How to choose coverage without losing your mind

  1. Estimate realistic needs. Include mortgage, college, living expenses for a reasonable number of years, and any outstanding debts you would not want passed on.
  2. Prioritize term insurance if you need a cost-effective, targeted solution. Term policies can be matched to the years you most need coverage, for example until the mortgage is paid or the kids are independent.
  3. Don’t rely only on employer benefits. Use group coverage as a floor and buy an individual policy to close the gap.
  4. Revisit beneficiaries and policy amounts after major life events like marriage, divorce, new child, or a career change.
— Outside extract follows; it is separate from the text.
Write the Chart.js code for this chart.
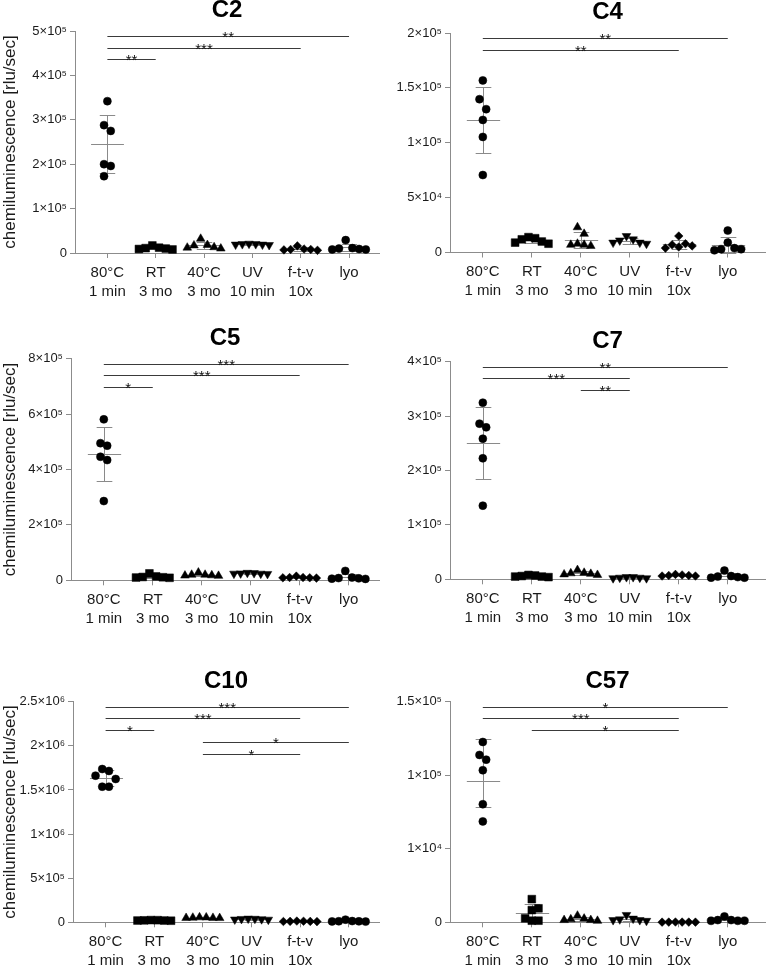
<!DOCTYPE html>
<html>
<head>
<meta charset="utf-8">
<script src="https://cdn.jsdelivr.net/npm/chart.js@4.4.1/dist/chart.umd.min.js"></script>
<style>
  html, body { margin: 0; padding: 0; background: #fff; }
  #wrap { position: relative; width: 771px; height: 966px; overflow: hidden; }
  #wrap canvas { position: absolute; }
</style>
</head>
<body>
<div id="wrap"></div>
<script>
// categories (x axis, two-line labels)
const groups = [['80°C', '1 min'], ['RT', '3 mo'], ['40°C', '3 mo'], ['UV', '10 min'], ['f-t-v', '10x'], ['lyo']];

// C2 - one row per group, six replicates each
const c2Values = [
  [3.42e5, 2.88e5, 2.75e5, 2.00e5, 1.96e5, 1.73e5],
  [1.7e4, 1.0e4, 0.9e4, 1.1e4, 0.8e4, 1.2e4],
  [1.0e4, 1.3e4, 1.2e4, 3.2e4, 1.8e4, 1.7e4],
  [2.0e4, 1.9e4, 2.1e4, 1.8e4, 2.0e4, 1.9e4],
  [0.6e4, 0.8e4, 0.7e4, 1.6e4, 0.9e4, 0.8e4],
  [2.9e4, 0.8e4, 0.9e4, 1.0e4, 1.1e4, 0.8e4]
];
const c2Ticks = [0, 1e5, 2e5, 3e5, 4e5, 5e5];
const c2Stars = [[0, 5, '**'], [0, 4, '***'], [0, 1, '**']];

// C4
const c4Values = [
  [1.568e5, 1.397e5, 1.306e5, 1.208e5, 1.053e5, 0.706e5],
  [1.0e4, 0.8e4, 1.4e4, 1.2e4, 0.9e4, 1.3e4],
  [2.3e4, 1.7e4, 0.7e4, 0.7e4, 0.6e4, 0.8e4],
  [1.1e4, 0.9e4, 0.8e4, 1.2e4, 1.5e4, 0.9e4],
  [0.8e4, 0.4e4, 0.6e4, 0.7e4, 1.5e4, 0.5e4],
  [2.0e4, 0.9e4, 0.3e4, 0.2e4, 0.3e4, 0.4e4]
];
const c4Ticks = [0, 5e4, 1e5, 1.5e5, 2e5];
const c4Stars = [[0, 5, '**'], [0, 4, '**']];

// C5
const c5Values = [
  [5.81e5, 4.95e5, 4.86e5, 4.46e5, 4.34e5, 2.86e5],
  [1.0e4, 1.2e4, 0.9e4, 1.4e4, 2.5e4, 1.1e4],
  [1.6e4, 1.8e4, 2.0e4, 2.8e4, 1.7e4, 2.0e4],
  [2.4e4, 2.6e4, 2.3e4, 2.7e4, 2.5e4, 2.4e4],
  [0.8e4, 1.0e4, 0.9e4, 1.5e4, 0.9e4, 1.0e4],
  [3.4e4, 0.6e4, 0.5e4, 0.7e4, 0.8e4, 1.0e4]
];
const c5Ticks = [0, 2e5, 4e5, 6e5, 8e5];
const c5Stars = [[0, 5, '***'], [0, 4, '***'], [0, 1, '*']];

// C7
const c7Values = [
  [3.247e5, 2.861e5, 2.793e5, 2.585e5, 2.224e5, 1.354e5],
  [0.5e4, 0.6e4, 0.4e4, 0.8e4, 0.7e4, 0.5e4],
  [0.9e4, 1.2e4, 0.8e4, 1.7e4, 1.0e4, 1.1e4],
  [0.2e4, 0.3e4, 0.3e4, 0.4e4, 0.2e4, 0.4e4],
  [0.6e4, 0.8e4, 0.7e4, 0.9e4, 0.6e4, 0.7e4],
  [1.6e4, 0.3e4, 0.4e4, 0.3e4, 0.5e4, 0.6e4]
];
const c7Ticks = [0, 1e5, 2e5, 3e5, 4e5];
const c7Stars = [[0, 5, '**'], [0, 3, '***'], [2, 3, '**']];

// C10
const c10Values = [
  [1.737e6, 1.715e6, 1.662e6, 1.624e6, 1.537e6, 1.537e6],
  [2.0e4, 2.5e4, 1.8e4, 2.2e4, 2.4e4, 2.0e4],
  [5.0e4, 5.5e4, 4.8e4, 5.2e4, 5.6e4, 4.9e4],
  [3.5e4, 4.0e4, 3.0e4, 3.8e4, 4.2e4, 3.2e4],
  [1.0e4, 0.8e4, 1.2e4, 0.9e4, 1.4e4, 1.1e4],
  [3.0e4, 1.0e4, 0.8e4, 1.2e4, 1.4e4, 1.1e4]
];
const c10Ticks = [0, 5e5, 1e6, 1.5e6, 2e6, 2.5e6];
const c10Stars = [[0, 5, '***'], [0, 4, '***'], [0, 1, '*'], [2, 5, '*'], [2, 4, '*']];

// C57 (segmented y axis: each tick interval gets the same height)
const c57Values = [
  [1.226e5, 1.138e5, 1.106e5, 1.034e5, 6.45e4, 4.35e4],
  [3150, 1900, 1660, 540, 220, 220],
  [500, 300, 200, 900, 400, 300],
  [300, 200, 400, 1000, 300, 500],
  [30, 20, 40, 30, 20, 30],
  [200, 300, 200, 800, 300, 200]
];
const c57Ticks = [0, 1e4, 1e5, 1.5e5];
const c57Stars = [[0, 5, '*'], [0, 4, '***'], [1, 4, '*']];

const yTitle = 'chemiluminescence [rlu/sec]';

// ---- styling ----
const FONT = "'Liberation Sans', Arial, sans-serif";
const AXIS = '#8c8c8c';
const INK = '#1a1a1a';
const shapes = ['circle', 'rect', 'triangle', 'triangle', 'rectRot', 'circle'];
const rotations = [0, 0, 0, 180, 0, 0];
const radii = [4, 5.5, 5, 5, 4.3, 4];
const X_MIN = -0.67;

Chart.defaults.font.family = FONT;

const LinearScale = Chart.LinearScale || Chart.scales.LinearScale;
class SegmentedScale extends LinearScale {
  static id = 'segmented';
  getPixelForValue(value) {
    return this.getPixelForDecimal(segDecimal(c57Ticks, value));
  }
}
Chart.register(SegmentedScale);

function segDecimal(b, value) {
  const n = b.length - 1;
  const v = Math.max(b[0], Math.min(b[n], value));
  let i = 0;
  while (i < n - 1 && v > b[i + 1]) i++;
  return (i + (v - b[i]) / (b[i + 1] - b[i])) / n;
}

const supDigits = { '0': '⁰', '1': '¹', '2': '²', '3': '³', '4': '⁴', '5': '⁵', '6': '⁶', '7': '⁷', '8': '⁸', '9': '⁹' };
function sci(v) {
  if (v === 0) return '0';
  const e = Math.floor(Math.log10(v) + 1e-9);
  const m = Math.round(v / Math.pow(10, e) * 10) / 10;
  return m + '×10' + String(e).split('').map(c => supDigits[c]).join('');
}

// simple beeswarm: push points that sit too close sideways, then centre each cluster
function swarm(values, toPx, unitPx, step, vThr) {
  const order = values.map((v, i) => i).sort((a, b) => values[b] - values[a]);
  const placed = [];
  const off = values.map(() => 0);
  const py = values.map(v => toPx(v));
  for (const i of order) {
    for (let k = 0; k < 30; k++) {
      const c = (k % 2 ? 1 : -1) * Math.ceil(k / 2) * step;
      const hit = placed.some(p => Math.abs(p.x - c) < step * 0.99 && Math.abs(p.y - py[i]) < vThr);
      if (!hit) {
        off[i] = c;
        placed.push({ x: c, y: py[i] });
        break;
      }
    }
  }
  const byY = values.map((v, i) => i).sort((a, b) => py[a] - py[b]);
  let cluster = [byY[0]];
  const flush = () => {
    const xs = cluster.map(i => off[i]);
    const shift = (Math.min(...xs) + Math.max(...xs)) / 2;
    cluster.forEach(i => { off[i] -= shift; });
  };
  for (let k = 1; k < byY.length; k++) {
    if (py[byY[k]] - py[byY[k - 1]] < vThr) cluster.push(byY[k]);
    else { flush(); cluster = [byY[k]]; }
  }
  flush();
  return off.map(o => o / unitPx);
}

function errorBarPlugin() {
  return {
    id: 'errorBars',
    beforeDatasetsDraw(chart) {
      const { ctx, scales: { x, y } } = chart;
      ctx.save();
      ctx.strokeStyle = '#8a8a8a';
      ctx.lineWidth = 1;
      chart.data.datasets.forEach(ds => {
        const vals = ds.values;
        const n = vals.length;
        const mean = vals.reduce((a, b) => a + b, 0) / n;
        const sd = Math.sqrt(vals.reduce((a, b) => a + (b - mean) * (b - mean), 0) / (n - 1));
        const cx = Math.round(x.getPixelForValue(ds.group)) + 0.5;
        const ym = Math.round(y.getPixelForValue(mean)) + 0.5;
        const yt = Math.round(y.getPixelForValue(mean + sd)) + 0.5;
        const yb = Math.round(y.getPixelForValue(Math.max(mean - sd, 0))) + 0.5;
        const mw = x.getPixelForValue(ds.group + 0.34) - x.getPixelForValue(ds.group);
        const cw = x.getPixelForValue(ds.group + 0.16) - x.getPixelForValue(ds.group);
        ctx.beginPath();
        ctx.moveTo(cx - mw, ym); ctx.lineTo(cx + mw, ym);
        ctx.moveTo(cx, yt); ctx.lineTo(cx, yb);
        ctx.moveTo(cx - cw, yt); ctx.lineTo(cx + cw, yt);
        ctx.moveTo(cx - cw, yb); ctx.lineTo(cx + cw, yb);
        ctx.stroke();
      });
      ctx.restore();
    }
  };
}

function starsPlugin(pairs) {
  return {
    id: 'stars',
    afterDatasetsDraw(chart) {
      const { ctx, chartArea, scales: { x } } = chart;
      ctx.save();
      ctx.strokeStyle = '#3a3a3a';
      ctx.fillStyle = '#111';
      ctx.lineWidth = 1;
      ctx.font = '15px ' + FONT;
      ctx.textAlign = 'center';
      ctx.textBaseline = 'alphabetic';
      pairs.forEach(([a, b, label], k) => {
        const yy = Math.round(chartArea.top + 5 + k * 11.7) + 0.5;
        const x1 = x.getPixelForValue(a);
        const x2 = x.getPixelForValue(b);
        ctx.beginPath();
        ctx.moveTo(x1, yy); ctx.lineTo(x2, yy);
        ctx.stroke();
        ctx.fillText(label, (x1 + x2) / 2, yy + 5);
      });
      ctx.restore();
    }
  };
}

const panels = [
  { name: 'C2', values: c2Values, ticks: c2Ticks, stars: c2Stars, yTitle: true,
    box: { left: 0, width: 385, axisX: 75, right: 383, plotTop: 31, zero: 253, xMax: 5.62 } },
  { name: 'C4', values: c4Values, ticks: c4Ticks, stars: c4Stars, yTitle: false,
    box: { left: 385, width: 386, axisX: 450, right: 771, plotTop: 33, zero: 252.5, xMax: 5.76 } },
  { name: 'C5', values: c5Values, ticks: c5Ticks, stars: c5Stars, yTitle: true,
    box: { left: 0, width: 385, axisX: 71, right: 383, plotTop: 358.7, zero: 580.3, xMax: 5.62 } },
  { name: 'C7', values: c7Values, ticks: c7Ticks, stars: c7Stars, yTitle: false,
    box: { left: 385, width: 386, axisX: 450, right: 771, plotTop: 361.7, zero: 579.3, xMax: 5.76 } },
  { name: 'C10', values: c10Values, ticks: c10Ticks, stars: c10Stars, yTitle: true,
    box: { left: 0, width: 385, axisX: 73, right: 383, plotTop: 701.7, zero: 922.3, xMax: 5.62 } },
  { name: 'C57', values: c57Values, ticks: c57Ticks, stars: c57Stars, yTitle: false, segmented: true,
    box: { left: 385, width: 386, axisX: 450, right: 771, plotTop: 701.7, zero: 922.3, xMax: 5.76 } }
];

function makePanel(p) {
  const b = p.box;
  const top = Math.round(b.plotTop - 36);
  const bottom = Math.min(966, Math.round(b.zero + 50));
  const h = bottom - top;
  const xAxisH = bottom - b.zero;
  const plotH = b.zero - b.plotTop;
  const yMax = p.ticks[p.ticks.length - 1];
  const unitPx = (b.right - b.axisX) / (b.xMax - X_MIN);
  const toPx = p.segmented ? (v => segDecimal(p.ticks, v) * plotH) : (v => v / yMax * plotH);

  const canvas = document.createElement('canvas');
  canvas.width = b.width;
  canvas.height = h;
  canvas.style.left = b.left + 'px';
  canvas.style.top = top + 'px';
  canvas.style.width = b.width + 'px';
  canvas.style.height = h + 'px';
  document.getElementById('wrap').appendChild(canvas);

  const datasets = p.values.map((vals, g) => {
    const offs = swarm(vals, toPx, unitPx, 6.8, 10.5);
    return {
      label: groups[g].join(' '),
      group: g,
      values: vals,
      data: vals.map((v, i) => ({ x: g + offs[i], y: v })),
      pointStyle: shapes[g],
      rotation: rotations[g],
      pointRadius: radii[g],
      pointBackgroundColor: '#000',
      pointBorderColor: '#000',
      pointBorderWidth: 0.5,
      clip: false
    };
  });

  return new Chart(canvas, {
    type: 'scatter',
    data: { datasets },
    options: {
      responsive: false,
      animation: false,
      events: [],
      devicePixelRatio: 1,
      layout: { padding: { left: 0, right: b.left + b.width - b.right, top: 0, bottom: 0 } },
      plugins: {
        legend: { display: false },
        tooltip: { enabled: false },
        title: {
          display: true,
          text: p.name,
          fullSize: false,
          color: '#000',
          font: { size: 24, weight: 'bold', lineHeight: 1.2 },
          padding: { top: b.plotTop - top - 34.8, bottom: 6 }
        }
      },
      scales: {
        x: {
          type: 'linear',
          min: X_MIN,
          max: b.xMax,
          afterFit: s => { s.height = xAxisH; },
          afterBuildTicks: s => { s.ticks = groups.map((gr, i) => ({ value: i })); },
          ticks: {
            callback: v => groups[v],
            color: INK,
            font: { size: 15, lineHeight: 1.27 },
            padding: 5,
            maxRotation: 0,
            autoSkip: false
          },
          grid: { drawOnChartArea: false, drawTicks: true, tickLength: 5, color: AXIS },
          border: { color: AXIS, width: 1 }
        },
        y: {
          type: p.segmented ? 'segmented' : 'linear',
          min: 0,
          max: yMax,
          afterFit: s => { s.width = b.axisX - b.left; },
          afterBuildTicks: s => { s.ticks = p.ticks.map(v => ({ value: v })); },
          ticks: { callback: v => sci(v), color: INK, font: { size: 13 }, padding: 3 },
          grid: { drawOnChartArea: false, drawTicks: true, tickLength: 5, color: AXIS },
          border: { color: AXIS, width: 1 },
          title: { display: p.yTitle, text: yTitle, color: INK, font: { size: 17 }, padding: 0 }
        }
      }
    },
    plugins: [errorBarPlugin(), starsPlugin(p.stars)]
  });
}

panels.forEach(makePanel);
</script>
</body>
</html>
Common mistakes that create holes

  • Buying too little because you assume social safety nets will fill the gap.
  • Naming estates rather than individuals as beneficiaries, which can complicate payouts.
  • Forgetting to update beneficiary designations after life changes.
  • Waiting to buy because you think you are too young or healthy to need it now. Premiums rise with age and health, so the earlier you lock in coverage the better.

A final blunt nudge

If your family depends on one paycheck, life insurance is not just a line item in a financial plan. It is a safeguard for your family’s everyday life and future goals. The math is simple: a modest, well-chosen policy can prevent a financial catastrophe from becoming a generational one. Start with a realistic needs estimate, check the price of a term policy, and if the numbers make sense, move forward. You will sleep better knowing someone has a plan to keep life going if the unthinkable happens.